Set exercise – All the data must come back unchanged, except that pictures are left out.

Data block –
================
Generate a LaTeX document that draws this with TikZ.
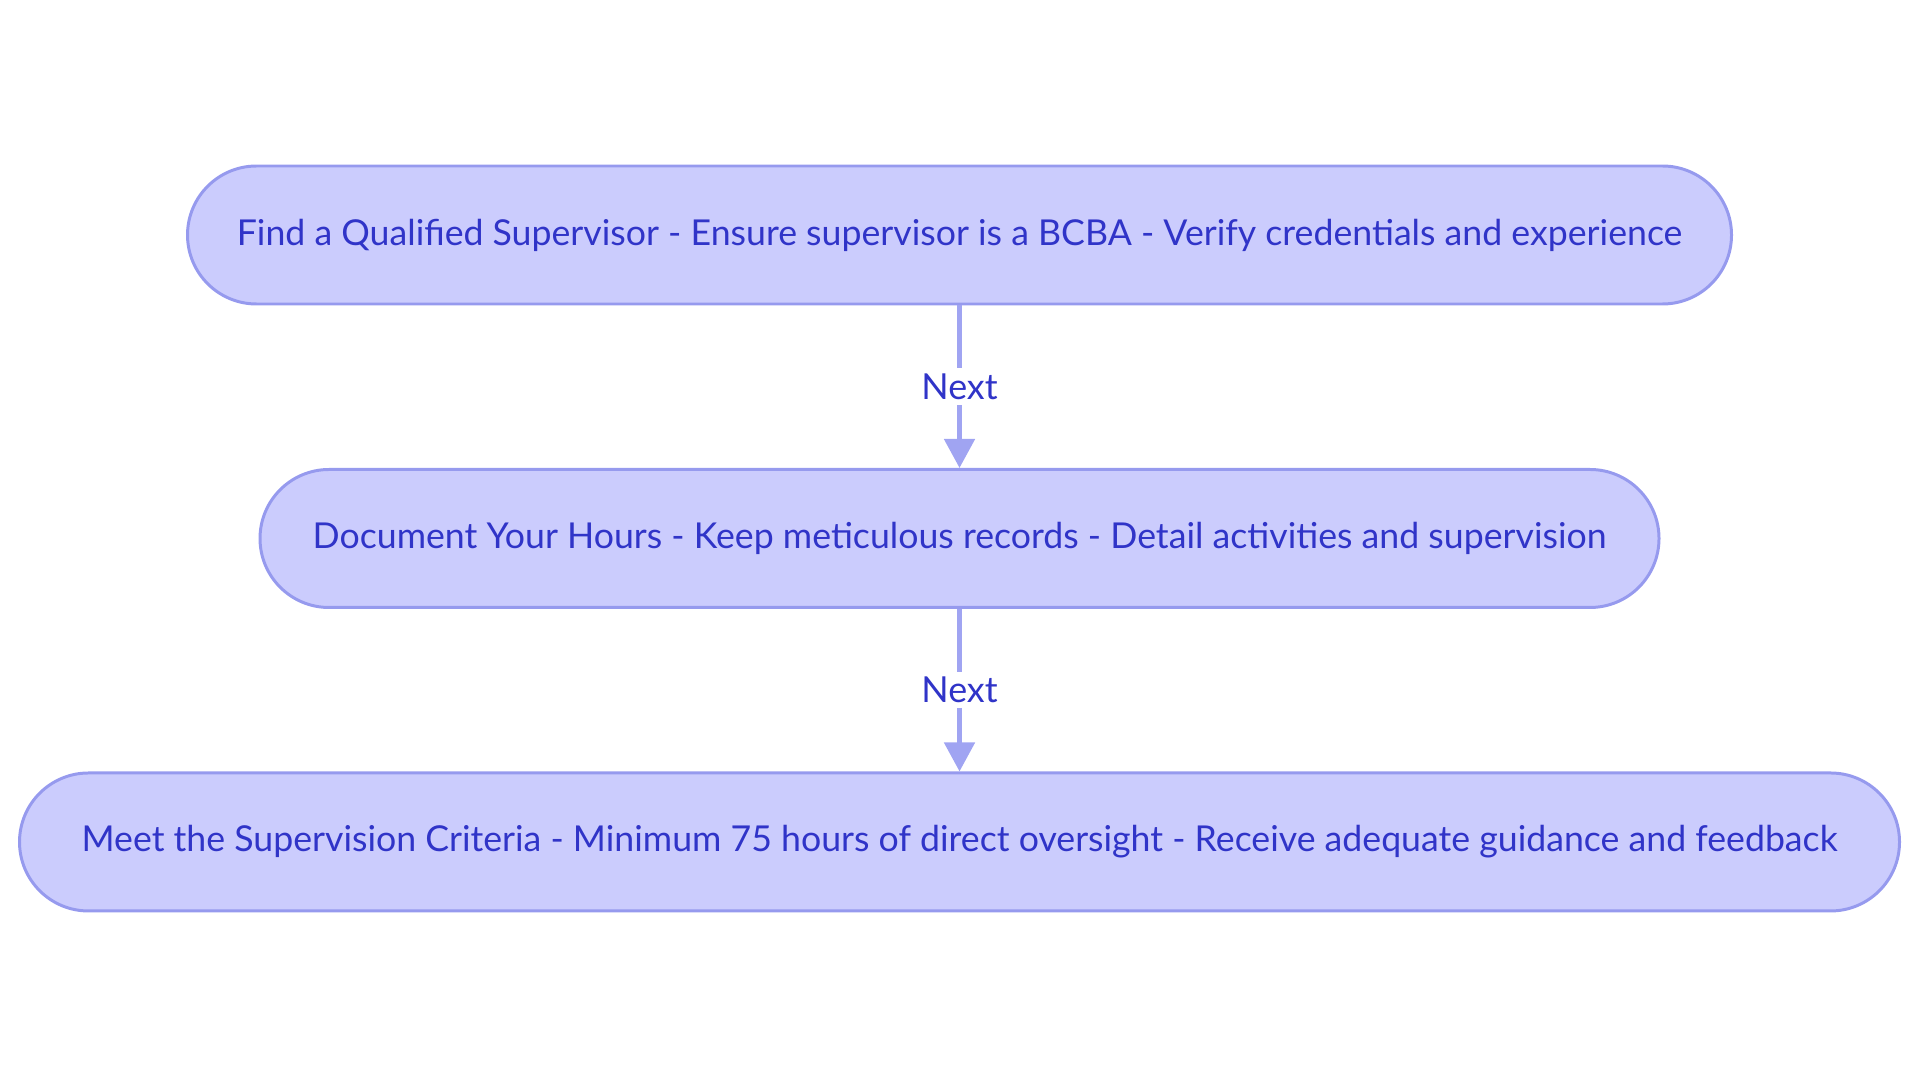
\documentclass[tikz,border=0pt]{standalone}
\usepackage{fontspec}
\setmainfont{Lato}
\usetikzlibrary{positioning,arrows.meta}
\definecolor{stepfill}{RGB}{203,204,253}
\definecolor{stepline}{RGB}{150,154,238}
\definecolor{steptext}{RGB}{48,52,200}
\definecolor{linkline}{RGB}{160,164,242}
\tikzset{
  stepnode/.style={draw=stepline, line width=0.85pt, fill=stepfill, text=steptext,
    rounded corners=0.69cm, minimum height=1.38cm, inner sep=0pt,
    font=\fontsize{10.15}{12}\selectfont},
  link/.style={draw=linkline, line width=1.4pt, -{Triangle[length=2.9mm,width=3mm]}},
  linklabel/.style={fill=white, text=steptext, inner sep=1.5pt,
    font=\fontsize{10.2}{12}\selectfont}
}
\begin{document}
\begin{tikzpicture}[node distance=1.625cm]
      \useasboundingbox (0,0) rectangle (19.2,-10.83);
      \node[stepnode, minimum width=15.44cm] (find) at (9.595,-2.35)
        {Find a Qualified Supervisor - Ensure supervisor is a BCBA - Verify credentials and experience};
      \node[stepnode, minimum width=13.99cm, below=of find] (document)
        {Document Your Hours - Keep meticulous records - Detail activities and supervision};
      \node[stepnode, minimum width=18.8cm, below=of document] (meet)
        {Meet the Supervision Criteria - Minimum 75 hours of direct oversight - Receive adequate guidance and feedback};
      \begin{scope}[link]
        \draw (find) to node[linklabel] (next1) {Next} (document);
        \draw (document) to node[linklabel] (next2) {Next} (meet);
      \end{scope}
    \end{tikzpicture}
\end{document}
================
In response –
Generate a LaTeX document that draws this with TikZ.
\documentclass[tikz,border=0pt]{standalone}
\usepackage{fontspec}
\setmainfont{Lato}
\usetikzlibrary{positioning,arrows.meta}
\definecolor{stepfill}{RGB}{203,204,253}
\definecolor{stepline}{RGB}{150,154,238}
\definecolor{steptext}{RGB}{48,52,200}
\definecolor{linkline}{RGB}{160,164,242}
\tikzset{
  stepnode/.style={draw=stepline, line width=0.85pt, fill=stepfill, text=steptext,
    rounded corners=0.69cm, minimum height=1.38cm, inner sep=0pt,
    font=\fontsize{10.15}{12}\selectfont},
  link/.style={draw=linkline, line width=1.4pt, -{Triangle[length=2.9mm,width=3mm]}},
  linklabel/.style={fill=white, text=steptext, inner sep=1.5pt,
    font=\fontsize{10.2}{12}\selectfont}
}
\begin{document}
\begin{tikzpicture}[node distance=1.625cm]
      \useasboundingbox (0,0) rectangle (19.2,-10.83);
      \node[stepnode, minimum width=15.44cm] (find) at (9.595,-2.35)
        {Find a Qualified Supervisor - Ensure supervisor is a BCBA - Verify credentials and experience};
      \node[stepnode, minimum width=13.99cm, below=of find] (document)
        {Document Your Hours - Keep meticulous records - Detail activities and supervision};
      \node[stepnode, minimum width=18.8cm, below=of document] (meet)
        {Meet the Supervision Criteria - Minimum 75 hours of direct oversight - Receive adequate guidance and feedback};
      \begin{scope}[link]
        \draw (find) to node[linklabel] (next1) {Next} (document);
        \draw (document) to node[linklabel] (next2) {Next} (meet);
      \end{scope}
    \end{tikzpicture}
\end{document}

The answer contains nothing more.